Wednesday, September 03, 2014

Injustiças sociais são maior ameaça


Pedro J. Bondaczuk


O fim da guerra fria, com a espetacular revolução pacífica que se verificou no Leste europeu, particularmente a partir de 1989, despertou um clima de exagerado otimismo, até mesmo de euforia, em certos círculos do Ocidente, ampliado pela mídia, em especial a televisiva.

A vitória aliada sobre o Iraque --- que se configurou apenas no campo militar, mas não no político-estratégico --- na guerra do Golfo Pérsico aumentou ainda mais esse sentimento, passando por cima do principal conflito mundial, que não se restringia à mera confrontação ideológica que caracterizou as relações internacionais a partir de 1945 e nem à contínua desavença árabe-israelense no Oriente Médio. Trata-se do choque cultural entre dois mundos diferentes, duas concepções de vida, dois estágios de civilização: Norte e Sul.

As diferenças regionais, longe de serem reduzidas, ampliaram-se de forma dramática na duríssima década de 1980 para os Estados chamados genericamente de subdesenvolvidos, termo que estranhamente começa a cair em desuso, embora o subdesenvolvimento --- para não falar estagnação e até regressão --- ainda seja uma perigosa realidade.

O ex-presidente norte-americano Jimmy Carter há 15 anos já vislumbrava corretamente onde residia o perigo para o um terço rico da humanidade, que cada vez se importa menos com os dois terços miseráveis.

Num texto publicado na revista "Le Monde Diplomatique", em novembro de 1976, o então recém eleito governante da maior potência do Planeta previu: "É muito provável que num futuro próximo o problema da paz e da guerra estará mais relacionado com os problemas econômicos e sociais entre o Norte e o Sul, do que com os problemas de segurança militar entre o Leste e o Oeste, que dominaram as relações internacionais desde a Segunda Guerra Mundial".

Ressalte-se que nessa ocasião sequer se cogitava do surgimento de um Mikhail Gorbachev no cenário europeu e nem mesmo no soviético. Neste tempo, o criador da perestroika recém iniciava sua vivência no terceiro ou quarto escalão da burocracia do Partido Comunista.
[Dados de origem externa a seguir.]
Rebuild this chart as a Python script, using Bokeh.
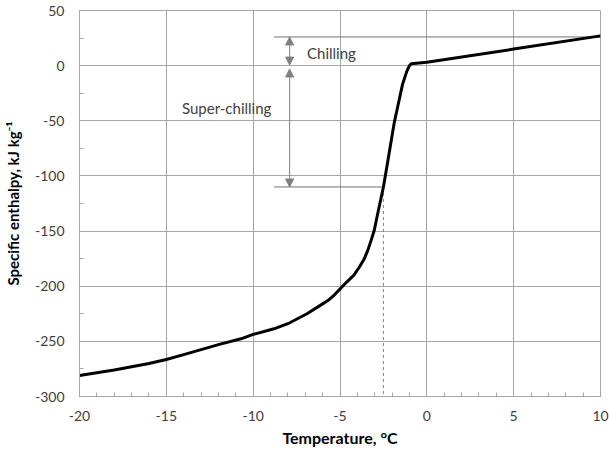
from bokeh.plotting import figure
from bokeh.models import Arrow, NormalHead, Label, FixedTicker, Range1d, PrintfTickFormatter
from bokeh.embed import file_html
from bokeh.resources import INLINE

# Enthalpy curve: temperature (°C) and specific enthalpy (kJ/kg)
temperature = [-20, -18, -16, -15, -14, -12, -10.7, -10, -8.8, -8, -6.9, -6, -5.7,
               -5.33, -5.0, -4.6, -4.2, -3.9, -3.6, -3.4, -3.2, -3.03, -2.8, -2.5,
               -2.25, -1.88, -1.4, -1.15, -1.0, -0.9, 0, 5, 10]
enthalpy = [-281, -276, -270, -266.5, -262, -253, -247.7, -243.7, -238.6, -234, -225,
            -216, -213, -208, -202.5, -196, -190, -183, -175, -167.5, -158, -149.5,
            -132, -110, -87, -52, -17, -5, 0, 1.8, 3, 15, 27]

# Chilling / super-chilling bands
chill_top = 26
chill_bottom = 0
superchill_bottom = -110
superchill_temp = -2.5
bracket_start = -8.8
arrow_temp = -7.9

x_ticks = [-20, -15, -10, -5, 0, 5, 10]
y_ticks = [50, 0, -50, -100, -150, -200, -250, -300]

FONT = "Lato"
GRID = "#a6a6a6"
ANNOT = "#808080"

p = figure(width=609, height=450, output_backend="svg", toolbar_location=None,
           x_range=Range1d(-20, 10), y_range=Range1d(-300, 50),
           min_border_left=78, min_border_right=9, min_border_top=10,
           min_border_bottom=54)
p.outline_line_color = GRID
p.background_fill_color = "white"
p.border_fill_color = "white"

for ax in (p.xaxis[0], p.yaxis[0]):
    ax.axis_line_color = GRID
    ax.major_tick_out = 0
    ax.major_tick_in = 0
    ax.minor_tick_in = 4
    ax.minor_tick_out = 0
    ax.minor_tick_line_color = GRID
    ax.formatter = PrintfTickFormatter(format="%d")
    ax.major_label_text_font = FONT
    ax.major_label_text_font_size = "14px"
    ax.major_label_text_color = "#404040"
    ax.axis_label_text_font = FONT
    ax.axis_label_text_font_style = "bold"
    ax.axis_label_text_color = "black"

p.xaxis.axis_label_text_font_size = "16px"
p.yaxis.axis_label_text_font_size = "15px"

p.xaxis.ticker = FixedTicker(ticks=x_ticks,
                             minor_ticks=[t for t in range(-20, 11)])
p.yaxis.ticker = FixedTicker(ticks=y_ticks,
                             minor_ticks=[t for t in range(-300, 51, 25)])
p.xaxis.axis_label = "Temperature, °C"
p.yaxis.axis_label = "Specific enthalpy, kJ kg⁻¹"
p.xaxis.major_label_standoff = 14
p.xaxis.axis_label_standoff = 4
p.yaxis.major_label_standoff = 15
p.yaxis.axis_label_standoff = 10

p.xgrid.ticker = FixedTicker(ticks=x_ticks)
p.ygrid.ticker = FixedTicker(ticks=y_ticks)
p.xgrid.grid_line_color = GRID
p.ygrid.grid_line_color = GRID

# Bracket lines and the dashed drop line
p.segment(x0=[bracket_start, bracket_start], y0=[chill_top, superchill_bottom],
          x1=[10, superchill_temp], y1=[chill_top, superchill_bottom],
          line_color="#707070", line_width=1)
p.segment(x0=[superchill_temp], y0=[superchill_bottom], x1=[superchill_temp], y1=[-300],
          line_color=ANNOT, line_width=1, line_dash="3 3")

# Double-headed arrows
for y_a, y_b in [(chill_top, chill_bottom + 0.5), (chill_bottom - 3, superchill_bottom)]:
    p.add_layout(Arrow(x_start=arrow_temp, y_start=y_a, x_end=arrow_temp, y_end=y_b,
                       line_color=ANNOT, line_width=1,
                       start=NormalHead(size=8, fill_color=ANNOT, line_color=ANNOT),
                       end=NormalHead(size=8, fill_color=ANNOT, line_color=ANNOT)))

p.line(temperature, enthalpy, line_color="black", line_width=3, line_join="round")

p.add_layout(Label(x=-6.9, y=11.6, text="Chilling", text_font=FONT,
                   text_font_size="15px", text_color="#404040",
                   text_baseline="middle"))
p.add_layout(Label(x=-14.1, y=-38, text="Super-chilling", text_font=FONT,
                   text_font_size="15px", text_color="#404040",
                   text_baseline="middle"))

open("out.html", "w").write(file_html(p, INLINE))
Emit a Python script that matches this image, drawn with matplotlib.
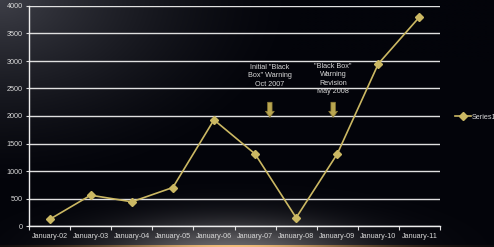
import numpy as np
import matplotlib
matplotlib.use("Agg")
import matplotlib.pyplot as plt
from matplotlib import font_manager

categories = ["January-02", "January-03", "January-04", "January-05", "January-06",
              "January-07", "January-08", "January-09", "January-10", "January-11"]
series1 = [120, 560, 440, 700, 1930, 1310, 150, 1310, 2950, 3800]
yticks = [0, 500, 1000, 1500, 2000, 2500, 3000, 3500, 4000]
notes = ['Initial "Black\nBox" Warning\nOct 2007', '"Black Box"\nWarning\nRevision\nMay 2008']
note_x = [5.36, 6.9]

names = {f.name for f in font_manager.fontManager.ttflist}
narrow = "Liberation Sans Narrow" in names
fam = ["Liberation Sans Narrow", "DejaVu Sans"] if narrow else ["Liberation Sans", "DejaVu Sans"]
plt.rcParams["font.family"] = fam
fs = 6.0 if narrow else 5.2

W, H = 494, 247
fig = plt.figure(figsize=(W / 100, H / 100), dpi=100)

# background gradient
yy, xx = np.mgrid[0:H, 0:W].astype(float)
base = np.array([3, 4, 10], float) / 255
d = np.sqrt((xx / 300.0) ** 2 + (yy / 190.0) ** 2)
tl = np.clip(1 - d, 0, 1) ** 1.5
glow = np.exp(-(((xx - 230) / 120.0) ** 2 + ((yy - 252) / 32.0) ** 2))
img = base[None, None, :] + tl[..., None] * np.array([0.23, 0.23, 0.24]) + glow[..., None] * np.array([0.40, 0.39, 0.38])
orange = np.exp(-((xx - 235) / 150.0) ** 2) * (yy >= 245)
img = img + orange[..., None] * np.array([0.55, 0.35, 0.08])
img = np.clip(img, 0, 1)
bg = fig.add_axes([0, 0, 1, 1])
bg.imshow(img, aspect="auto", extent=[0, 1, 0, 1], interpolation="bilinear")
bg.axis("off")

ax = fig.add_axes([29 / W, 21 / H, 411 / W, 220 / H])
ax.set_facecolor("none")
x = np.arange(len(categories))
ax.plot(x, series1, color="#cbb863", lw=1.2, marker="D", ms=3.8, mec="#cbb863", mfc="#cbb863", label="Series1")
ax.set_xlim(-0.5, len(categories) - 0.5)
ax.set_ylim(0, 4000)
ax.set_yticks(yticks)
ax.set_yticklabels([str(v) for v in yticks])
ax.set_xticks(x)
ax.set_xticklabels(categories)
ax.set_xticks(np.arange(-0.5, len(categories)), minor=True)
ax.tick_params(axis="x", which="major", length=0, pad=5, labelsize=fs, colors="#d8d8d8")
ax.tick_params(axis="x", which="minor", length=3, width=0.8, color="#dddddd", direction="out")
ax.tick_params(axis="y", length=2.5, width=0.8, color="#dddddd", labelsize=fs, labelcolor="#d8d8d8", pad=2)
ax.grid(axis="y", color="#e0e0e0", lw=1.0)
ax.set_axisbelow(True)
for s in ["top", "right"]:
    ax.spines[s].set_visible(False)
for s in ["left", "bottom"]:
    ax.spines[s].set_color("#eeeeee")
    ax.spines[s].set_linewidth(1.0)

# annotations
ax.text(note_x[0], 2730, notes[0], ha="center", va="center", fontsize=fs, color="#d8d8d8", linespacing=1.3)
ax.text(note_x[1], 2670, notes[1], ha="center", va="center", fontsize=fs, color="#d8d8d8", linespacing=1.3)
for nx in note_x:
    ax.annotate("", xy=(nx, 1975), xytext=(nx, 2250),
                arrowprops=dict(arrowstyle="simple,head_length=0.55,head_width=0.8,tail_width=0.4",
                                mutation_scale=8, shrinkA=0, shrinkB=0,
                                fc="#b9a650", ec="#8d7d38", lw=0.5))

leg = fig.legend(loc="center left", bbox_to_anchor=(452 / W, 1 - 117 / H), frameon=False,
                 fontsize=fs, handlelength=2.2, handletextpad=0.1, borderaxespad=0)
for t in leg.get_texts():
    t.set_color("#d8d8d8")

fig.savefig("out.png", dpi=100)
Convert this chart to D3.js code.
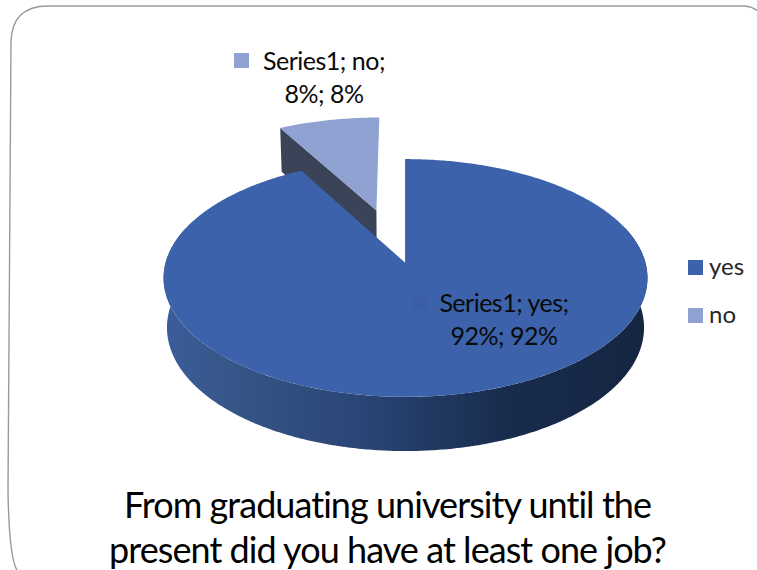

As superpotências arreganhavam os dentes uma para a outra e aceleravam a corrida armamentista nuclear ao seu grau máximo. As manchetes dos grandes jornais do mundo caracterizavam-se por ameaças mútuas dos Estados Unidos e da URSS, veladas ou ostensivas, e o "guarda-chuva atômico" pesava sobre as cabeças das pessoas como uma sinistra "espada de Damocles", presa por um único e frágil fio de cabelo. Mas já então era evidente onde residia o verdadeiro perigo.

Será que o risco acabou? Será que o Terceiro e o Quarto Mundos vão se conformar em ser, perpetuamente, o que o jornalista uruguaio, Eduardo Galeano, classifica de "mercadorias"? Esse lúcido analista da realidade escreveu: "Da telinha de um computador decide-se a boa ou má sorte de milhões de seres humanos. Na era das superempresas e da supertecnologia, uns são mercadores e outros somos mercadorias. A magia do mercado fixa o valor das coisas e das pessoas".

A isso podemos acrescentar a declaração do filósofo francês Michel Serres, numa entrevista que concedeu ao suplemento "Cultura" do jornal "O Estado de São Paulo": "As crises que sacudiram o mundo nos últimos meses mostraram que o desaparecimento da oposição Leste-Oeste não propiciará um mundo exatamente unido. Na verdade, essa oposição há dez anos vinha decrescendo em intensidade, sendo paulatinamente substituído por uma outra oposição: a Norte e Sul, entre países ricos e países pobres. É um horizonte igualmente trágico. Essa tensão é até mais trágica que a anterior".

(Artigo publicado na página 17, Internacional, do Correio Popular, em 13 de junho de 1991).